Saturday, May 19, 2018

                                              WARNING !
CYBORG  TRIGGERING MAY AWAKEN DREAD  CTHULHU TOO

Monstrous, Duplicated, Potent
Donna Haraway. Staying with the Trouble: Making Kin in the Chthulucene.[sic] Duke, 2016.      ALYSSA BATTISTONI
THE FIRST TIME I encountered Donna Haraway, in 2010, I was a graduate student in England doing a one-year master’s in geography. The program — a cash cow for the university, I eventually realized — was an odd mix of critical theory and environmental-management advice. Readings alternated between Bruno Latour and lectures from BP executives about their sustainability program...for a young woman struggling to understand the world after Hurricane Katrina and a global financial crisis, Haraway beckoned...
In 1982, the Marxist journal Socialist Review — asked Haraway to write five pages on the priorities of socialist feminism in the Reagan era. Haraway responded with thirty... published in 1985 as “A Manifesto for Cyborgs: Science, Technology, and Socialist-Feminism in the 1980s,” though it has been known colloquially as the Cyborg Manifesto ever since...

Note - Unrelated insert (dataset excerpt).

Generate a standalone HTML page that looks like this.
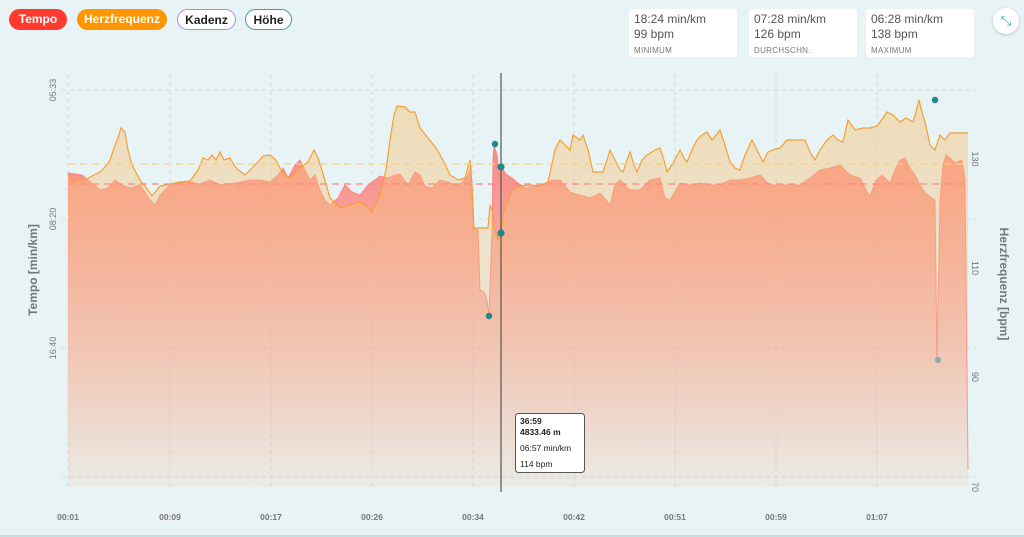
<!DOCTYPE html>
<html><head><meta charset="utf-8"><style>
body{margin:0;width:1024px;height:537px;background:#e8f3f6;font-family:"Liberation Sans",sans-serif;overflow:hidden;position:relative}
.pill{position:absolute;top:9px;height:21px;border-radius:12px;font-size:12px;font-weight:bold;line-height:21px;text-align:center;box-sizing:border-box}
.box{position:absolute;top:9px;width:108px;height:48px;background:#fff;border-radius:3px;font-size:12px;color:#555;padding:3px 5px;box-sizing:border-box;line-height:15px}
.box small{font-size:8px;color:#777;letter-spacing:.3px}
</style></head><body>
<div class="pill" style="left:9px;width:58px;background:#ff3b30;color:#fff">Tempo</div>
<div class="pill" style="left:77px;width:90px;background:#ff9500;color:#fff">Herzfrequenz</div>
<div class="pill" style="left:177px;width:59px;background:#fff;border:1.5px solid #a98af0;color:#222">Kadenz</div>
<div class="pill" style="left:245px;width:47px;background:#fff;border:1.5px solid #4a9a9a;color:#222">Höhe</div>
<div class="box" style="left:629px">18:24 min/km<br>99 bpm<br><small>MINIMUM</small></div>
<div class="box" style="left:749px">07:28 min/km<br>126 bpm<br><small>DURCHSCHN.</small></div>
<div class="box" style="left:866px">06:28 min/km<br>138 bpm<br><small>MAXIMUM</small></div>
<div style="position:absolute;left:993px;top:8px;width:26px;height:26px;border-radius:50%;background:#fff;box-shadow:0 1px 3px rgba(0,0,0,.2);color:#2aa9a9;font-size:13px;text-align:center;line-height:26px">⤡</div>
<svg width="1024" height="537" style="position:absolute;left:0;top:0">
<defs>
<linearGradient id="tg" x1="0" y1="0" x2="0" y2="1"><stop offset="0" stop-color="#fb8a84"/><stop offset="1" stop-color="#fb8a84" stop-opacity="0.03"/></linearGradient>
<linearGradient id="hg" x1="0" y1="0" x2="0" y2="1"><stop offset="0" stop-color="#f6c37a" stop-opacity="0.5"/><stop offset="1" stop-color="#f6c37a" stop-opacity="0.1"/></linearGradient>
</defs>
<g stroke="#c9dde0" stroke-dasharray="4,4" stroke-width="1">
<line x1="62" y1="90" x2="975" y2="90"/><line x1="62" y1="219" x2="975" y2="219"/><line x1="62" y1="348" x2="975" y2="348"/><line x1="62" y1="477" x2="975" y2="477"/>
<line x1="68" y1="75" x2="68" y2="490"/><line x1="170" y1="75" x2="170" y2="490"/><line x1="271" y1="75" x2="271" y2="490"/><line x1="372" y1="75" x2="372" y2="490"/><line x1="473" y1="75" x2="473" y2="490"/><line x1="574" y1="75" x2="574" y2="490"/><line x1="675" y1="75" x2="675" y2="490"/><line x1="776" y1="75" x2="776" y2="490"/><line x1="877" y1="75" x2="877" y2="490"/>
</g>
<path fill="url(#tg)" stroke="none" d="M68,487 L68,173 75,174 82,175 88,180 93,184 100,190 108,188 115,180 122,185 130,188 140,185 150,200 155,205 160,195 170,185 180,183 190,182 200,184 210,180 220,185 235,183 250,180 262,180 270,182 278,175 283,168 288,178 295,165 300,160 305,170 310,180 315,175 320,190 325,200 330,205 338,198 345,185 352,192 360,195 368,185 375,180 380,176 388,178 395,175 400,174 408,185 415,172 420,175 425,186 432,188 440,180 448,182 455,185 462,183 468,175 471,165 473,228 478,230 480,290 484,292 487,300 489,316 492,230 493,160 494,145 497,155 499,175 501,167 506,174 512,178 518,183 526,188 534,186 542,185 552,180 560,180 570,192 580,195 590,198 600,193 610,205 615,185 620,180 630,190 640,190 650,180 660,178 665,198 670,200 680,183 690,185 700,183 710,185 720,185 730,180 740,180 750,178 760,175 770,185 780,185 790,185 800,185 810,178 820,170 830,168 840,165 850,175 860,178 866,190 870,196 876,180 882,175 890,183 895,170 900,160 905,158 910,168 915,175 920,185 925,193 932,198 935,200 937,360 940,200 943,165 946,155 950,158 955,163 962,160 965,180 968,470 968,487Z"/>
<path fill="none" stroke="#f77" stroke-width="1" opacity=".8" d="M68,173 75,174 82,175 88,180 93,184 100,190 108,188 115,180 122,185 130,188 140,185 150,200 155,205 160,195 170,185 180,183 190,182 200,184 210,180 220,185 235,183 250,180 262,180 270,182 278,175 283,168 288,178 295,165 300,160 305,170 310,180 315,175 320,190 325,200 330,205 338,198 345,185 352,192 360,195 368,185 375,180 380,176 388,178 395,175 400,174 408,185 415,172 420,175 425,186 432,188 440,180 448,182 455,185 462,183 468,175 471,165 473,228 478,230 480,290 484,292 487,300 489,316 492,230 493,160 494,145 497,155 499,175 501,167 506,174 512,178 518,183 526,188 534,186 542,185 552,180 560,180 570,192 580,195 590,198 600,193 610,205 615,185 620,180 630,190 640,190 650,180 660,178 665,198 670,200 680,183 690,185 700,183 710,185 720,185 730,180 740,180 750,178 760,175 770,185 780,185 790,185 800,185 810,178 820,170 830,168 840,165 850,175 860,178 866,190 870,196 876,180 882,175 890,183 895,170 900,160 905,158 910,168 915,175 920,185 925,193 932,198 935,200 937,360 940,200 943,165 946,155 950,158 955,163 962,160 965,180 968,470"/>
<path fill="url(#hg)" stroke="none" d="M68,487 L68,175 72,182 78,180 85,180 92,176 100,172 106,166 110,160 114,148 118,138 121,128 125,132 128,150 132,165 140,180 148,190 152,196 160,186 170,184 180,182 190,181 198,170 203,158 208,160 212,155 216,160 220,152 224,160 230,158 236,168 245,175 252,168 258,162 263,156 270,155 276,160 282,172 290,178 300,168 308,162 314,150 318,158 322,170 330,198 340,208 350,205 360,202 366,206 372,212 380,195 386,170 390,140 394,115 397,106 405,107 410,112 415,112 420,128 428,138 436,148 444,162 450,175 458,180 465,178 470,160 472,185 474,228 488,228 490,205 492,210 495,230 498,240 501,233 504,210 508,200 512,190 520,186 530,185 540,186 548,182 555,150 560,140 565,145 570,150 573,135 580,140 583,135 588,150 593,172 603,172 607,160 610,150 615,160 620,170 623,172 627,160 630,152 634,165 637,172 642,160 647,155 655,150 660,148 664,160 667,172 672,165 680,150 684,158 687,162 692,150 697,140 702,135 707,132 712,140 716,135 720,130 725,145 730,162 735,168 740,170 745,155 752,140 757,150 763,162 768,152 773,150 780,148 787,140 795,140 805,140 810,152 815,160 820,150 827,140 833,135 838,140 843,142 848,120 855,130 863,128 870,128 877,126 883,118 887,112 893,115 900,122 906,118 913,122 916,112 919,100 922,112 925,122 930,145 935,150 940,135 945,140 950,133 968,133 968,487Z"/>
<path fill="none" stroke="#f5a030" stroke-width="1.2" d="M68,175 72,182 78,180 85,180 92,176 100,172 106,166 110,160 114,148 118,138 121,128 125,132 128,150 132,165 140,180 148,190 152,196 160,186 170,184 180,182 190,181 198,170 203,158 208,160 212,155 216,160 220,152 224,160 230,158 236,168 245,175 252,168 258,162 263,156 270,155 276,160 282,172 290,178 300,168 308,162 314,150 318,158 322,170 330,198 340,208 350,205 360,202 366,206 372,212 380,195 386,170 390,140 394,115 397,106 405,107 410,112 415,112 420,128 428,138 436,148 444,162 450,175 458,180 465,178 470,160 472,185 474,228 488,228 490,205 492,210 495,230 498,240 501,233 504,210 508,200 512,190 520,186 530,185 540,186 548,182 555,150 560,140 565,145 570,150 573,135 580,140 583,135 588,150 593,172 603,172 607,160 610,150 615,160 620,170 623,172 627,160 630,152 634,165 637,172 642,160 647,155 655,150 660,148 664,160 667,172 672,165 680,150 684,158 687,162 692,150 697,140 702,135 707,132 712,140 716,135 720,130 725,145 730,162 735,168 740,170 745,155 752,140 757,150 763,162 768,152 773,150 780,148 787,140 795,140 805,140 810,152 815,160 820,150 827,140 833,135 838,140 843,142 848,120 855,130 863,128 870,128 877,126 883,118 887,112 893,115 900,122 906,118 913,122 916,112 919,100 922,112 925,122 930,145 935,150 940,135 945,140 950,133 968,133"/>
<line x1="68" y1="164" x2="968" y2="164" stroke="#f8d08a" stroke-width="1.3" stroke-dasharray="7,5"/>
<line x1="68" y1="184" x2="968" y2="184" stroke="#f78a80" stroke-width="1.3" stroke-dasharray="7,5"/>
<line x1="501" y1="73" x2="501" y2="492" stroke="#555" stroke-width="1.2"/>
<g fill="#1e8a8a" stroke="#177" stroke-width=".5">
<circle cx="495" cy="144" r="3"/><circle cx="501" cy="167" r="3.3"/><circle cx="501" cy="233" r="3.3"/><circle cx="489" cy="316" r="3"/><circle cx="935" cy="100" r="3"/><circle cx="938" cy="360" r="3" fill="#8aa" stroke="none"/>
</g>
<rect x="515.5" y="413.5" width="69" height="59" rx="3" fill="#fff" stroke="#555"/>
<g font-size="8.5" fill="#222"><text x="520" y="424" font-weight="bold">36:59</text><text x="520" y="435" font-weight="bold">4833.46 m</text><text x="520" y="451">06:57 min/km</text><text x="520" y="467">114 bpm</text></g>
<g font-size="9" fill="#777">
<text transform="translate(56,90) rotate(-90)" text-anchor="middle">05:33</text>
<text transform="translate(56,219) rotate(-90)" text-anchor="middle">08:20</text>
<text transform="translate(56,348) rotate(-90)" text-anchor="middle">16:40</text>
<text transform="translate(972,159) rotate(90)" text-anchor="middle">130</text>
<text transform="translate(972,268) rotate(90)" text-anchor="middle">110</text>
<text transform="translate(972,377) rotate(90)" text-anchor="middle">90</text>
<text transform="translate(972,487) rotate(90)" text-anchor="middle">70</text>
</g>
<text transform="translate(37,270) rotate(-90)" text-anchor="middle" font-size="12" font-weight="bold" fill="#777">Tempo [min/km]</text>
<text transform="translate(1000,284) rotate(90)" text-anchor="middle" font-size="12" font-weight="bold" fill="#777">Herzfrequenz [bpm]</text>
<g font-size="8.5" fill="#777" text-anchor="middle" font-weight="bold">
<text x="68" y="520">00:01</text><text x="170" y="520">00:09</text><text x="271" y="520">00:17</text><text x="372" y="520">00:26</text><text x="473" y="520">00:34</text><text x="574" y="520">00:42</text><text x="675" y="520">00:51</text><text x="776" y="520">00:59</text><text x="877" y="520">01:07</text>
</g>
<line x1="0" y1="536" x2="1024" y2="536" stroke="#bfe3e3" stroke-width="2"/>
</svg>
</body></html>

The Manifesto offered a new politics for this new economy. Prescient about the need to organize the feminized, if not always female, sectors, Haraway explicitly called leftists to support SEIU District 925, a prominent campaign to unionize office workers. She also criticized the idea of a universal subject, whether held up by Marxists (the proletarian) or radical feminists (the woman). A new politics had to be constructed ..
In place of old political formations, Haraway imagined new cyborgian ones. She hoped that “the unnatural cyborg women making chips in Asia and spiral dancing in Santa Rita Jail” would together “guide effective oppositional strategies.” Her paradigmatic “cyborg society” was the Livermore Action Group, an antinuclear activist group targeting the Lawrence Livermore National Laboratory,.. “committed to building a political form that actually manages to hold together witches, engineers, elders, perverts, Christians, mothers, and Leninists long enough to disarm the state.”
What set the Manifesto apart from other reconceptions of feminism was its embrace of science... its famous closing line: “I would rather be a cyborg than a goddess.”
Who wouldn’t? The cyborg’s popularity was no doubt fueled in part by the vision of a bionic babe it suggested — a Furiosa or the Terminator — though it couldn’t be further from her meaning... she has grown weary of its success, admonishing readers that “cyborgs are critters in a queer litter, not the Chief Figure of Our Times.”